Reckitt Benckiser said the attack had disrupted its ability to make and distribute products to customers in multiple markets, hitting its global supply chain. It said some of factories were still not operating normally, a full week after the attack. While some of the lost revenue from the second quarter will be made good in the current one, it warned that "continued production difficulties in some factories mean that we also expect to lose some further revenue permanently."
"We expect an impact both on top line, through disruption to production, order handling and logistics, and margin, through the need to upgrade systems and recover data," Investec analysts said.
In all, Reckitt said, like-for-like revenue in the second quarter would fall 2 percent from a year earlier because of the attack. It also trimmed its full-year sales growth forecast by 1 point to 2 percent.

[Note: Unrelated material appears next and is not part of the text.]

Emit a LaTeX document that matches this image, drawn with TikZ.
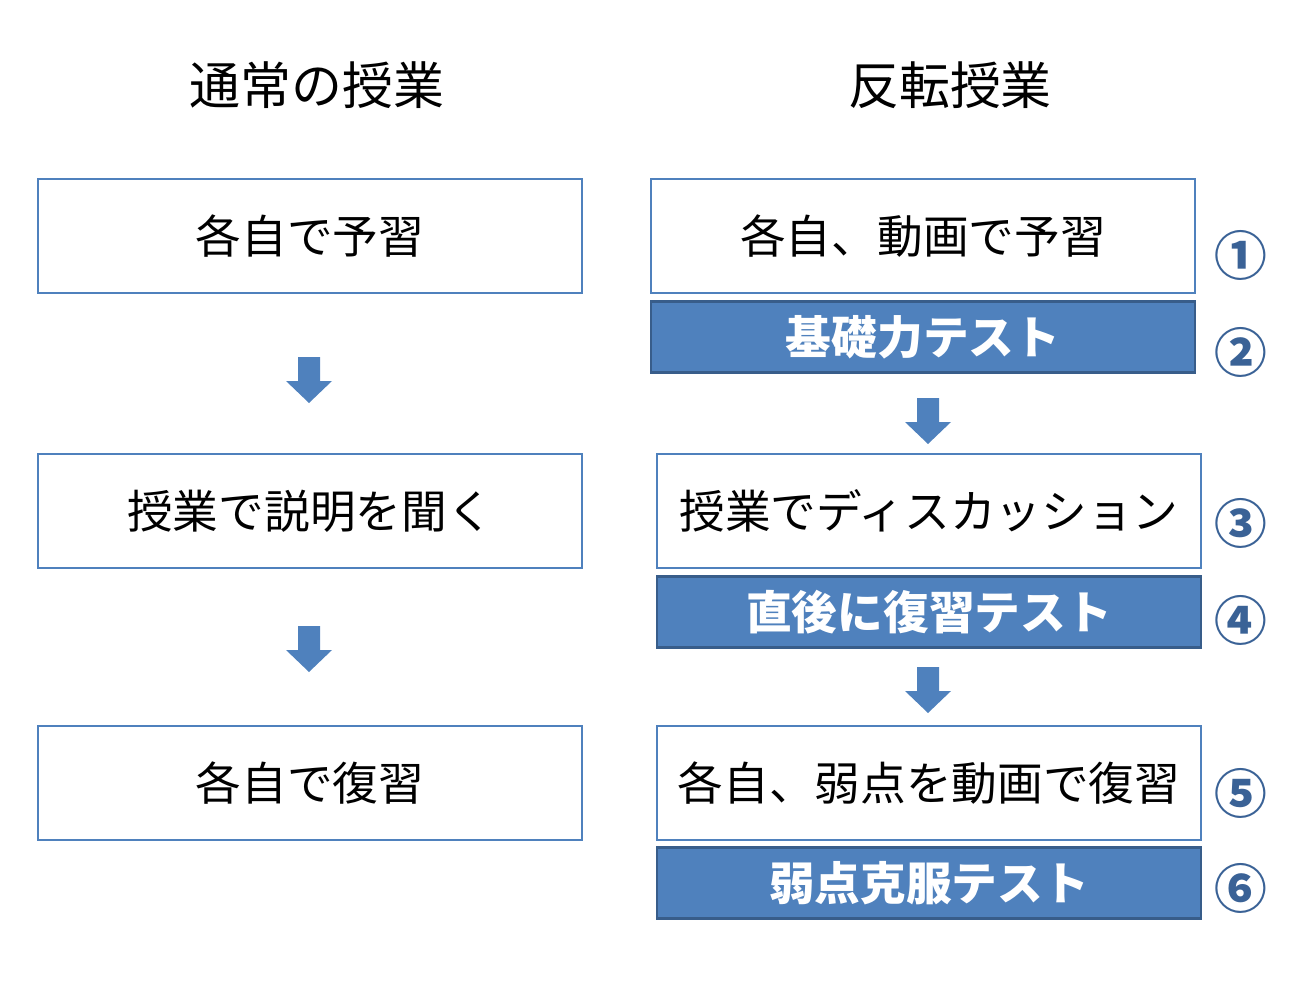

Reckitt's shares fell as much as 3.2 percent on Thursday to their lowest since May 19. They closed in London down 1.5 percent.
Reckitt's shares have struggled recently with fears that it is losing its focus. Its $16.6 billion acquisition of baby formula maker Mead Johnson in February, in particular, has raised questions about its strategy.
Reckitt is only one of what could be a number of companies in the sphere of 'fast moving consumer goods' to suffer. German magazine Stern reported earlier that Germany's Beiersdorf, the maker of Nivea skincare products, was also badly affected.